Derrick Lee Whitfield - MD & Senior Analyst
Got it. And then, one last question. In light of what you know today on the Russell 6H and Stephens 2H, relative to the Big Fundamental, are you confident that 2,600 pounds per flow is the upper boundary on proppant intensity?
Mark G. Papa - Chairman and CEO
We are kind of leveling off at that point. So don't look for us to be going massively to 3,000 and 3,500 or so. The way I'd view where we stand on kind of frac technology at this particular point in time is we've made great strides, we were probably at the fourth grade level 6 months ago, and today, we're kind of at the 11th grade level. And I'd say that the best company out there is maybe at the 12th grade level today.
So we're pretty much where we need to be in turning the big dials and now we're turning just the little dials on our optimization.

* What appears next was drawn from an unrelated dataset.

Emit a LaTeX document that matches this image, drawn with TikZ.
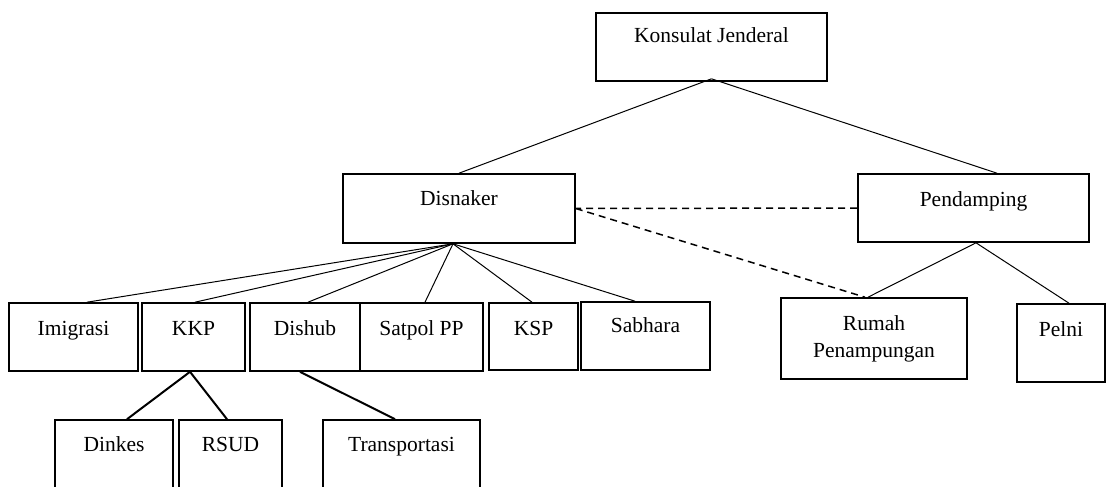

So don't look for us to massively increase the proppant loading in terms of -- we're now at pretty close to 100% slickwater usage, which is pretty much where we'll be. I don't think we're going to change that too much.
We may tweak some things on cluster spacing, we may tweak some things on types of perforating, but the way to view us is in the first 6 ? in most recent 6 months, we've done a lot of changing on the big dials on frac optimization and most of that has been done. And now we're going to be tweaking some of the smaller dials.
Operator
This is the end of Q&A for today. I will now hand the call back over to Mark Papa for any closing remarks.
Mark G. Papa - Chairman and CEO
Okay. Thank you very much for taking the time to listen to us. And the last thing I would just leave with you is that Centennial closed the Silverback acquisition at year-end, so effectively, we got that thing closed on December 28.
So what I would say is we've effectively been a company for about 7 months. And if you view us in the context of the continuum of time, we have made tremendous progress as a company in 7 months. And I now feel that we're coming together as a company, we're beginning to gel. We have our team in place.
And I think this particular earnings call was a manifestation of -- it's the first call when you can view us as a company where we've got a team in place. And you're now seeing results of that team. So thank you for taking the time to listen to us.
Operator
This is the end of today's call. You may now disconnect, and have a great day.